To expose the Prometheus agent service to the network:
Create a YAML file with the following content and deploy it:
apiVersion: v1 kind: Service metadata: name: prom-agent-expose-service namespace: prom-agent spec: type: NodePort ports: - nodePort: 30460 #The NodePort that you want to give to OpsRamp Prometheus Agent. port: 20460 #The Default OpsRamp Prometheus Agent port. Change this if you have modified the port for OpsRamp Prometheus Agent. protocol: TCP targetPort: 20460 #The Default OpsRamp Prometheus Agent port. Change this if you have modified the port for OpsRamp Prometheus Agent. selector: app: prom-k8s-agent
After deployment, configure the Prometheus Remote Write URL based on the node IP of the Prometheus agent:
remoteWrite: - url: http://{node IP}:{node Port}/push #example: http://172.26.32.230:30460/push
After exposing the service on the network, you can point any number of Prometheus servers in the cluster to the agent. To be able to get the communication status, or health, of an individual Prometheus server, add the following environment variable in the agent deployment YAML:
- name: DISABLE_REMOTE_ADDRESS
value: "TRUE"
Viewing and monitoring health status
The agent is self-monitoring and pushes its health status to the cloud as the promagent_health_status
metric. Health is reported periodically at default five-minute intervals. You can view health status metric data on the resource details page on the Infrastructure and My Dashboards pages.

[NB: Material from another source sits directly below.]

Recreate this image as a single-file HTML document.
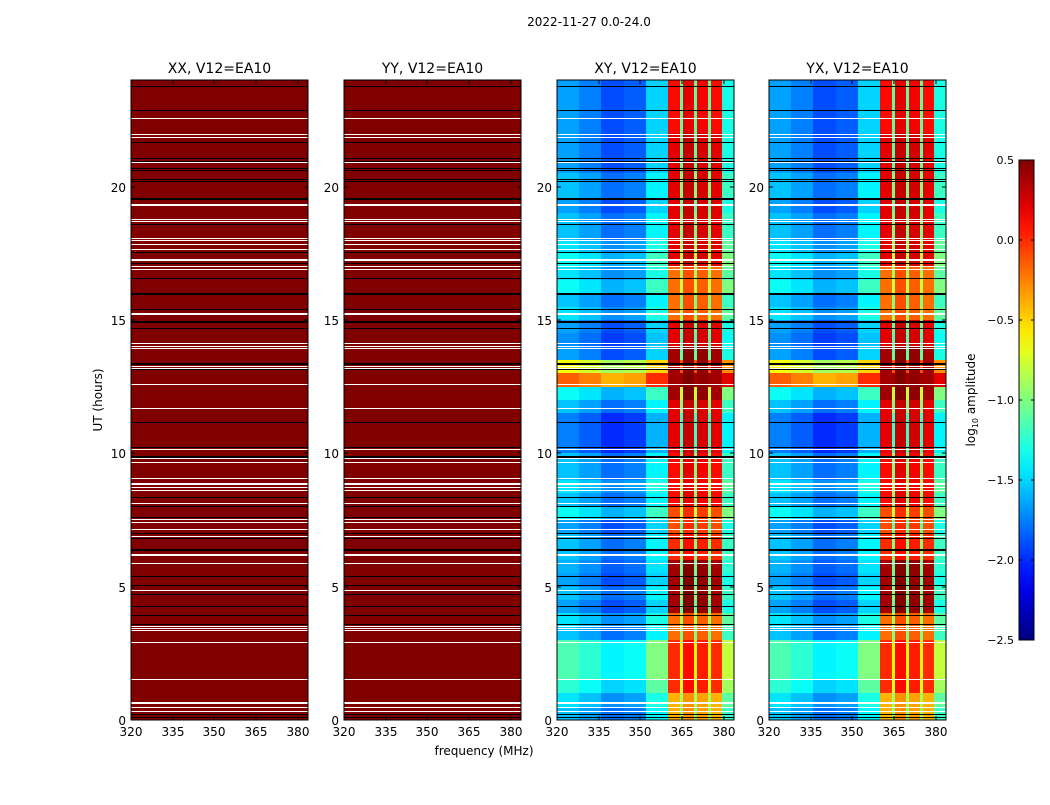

To view in the dashboard, mouse over Dashboards and choose Dashboard 2.0.
The promagent_health_status
metric includes id
, integration_uuid
, and prometheus_address
labels.
Metric Label | Description |
---|---|
id | OpsRamp Resource ID. |
integration_uuid | Integration Resource UUID will be available against INTEGRATION_RES_UUID field in prom-agent yaml or Prometheus Metrics Integration page in Installed Integrations Page. |
prometheus_address | IP Address of prometheus. |
You can define an alert on the agent health status metric by navigating to Setup > Account > Alert Definitions. Create an Alert Definition Policy on the promagent_health_status
metric and define the policy using agent health status metric labels.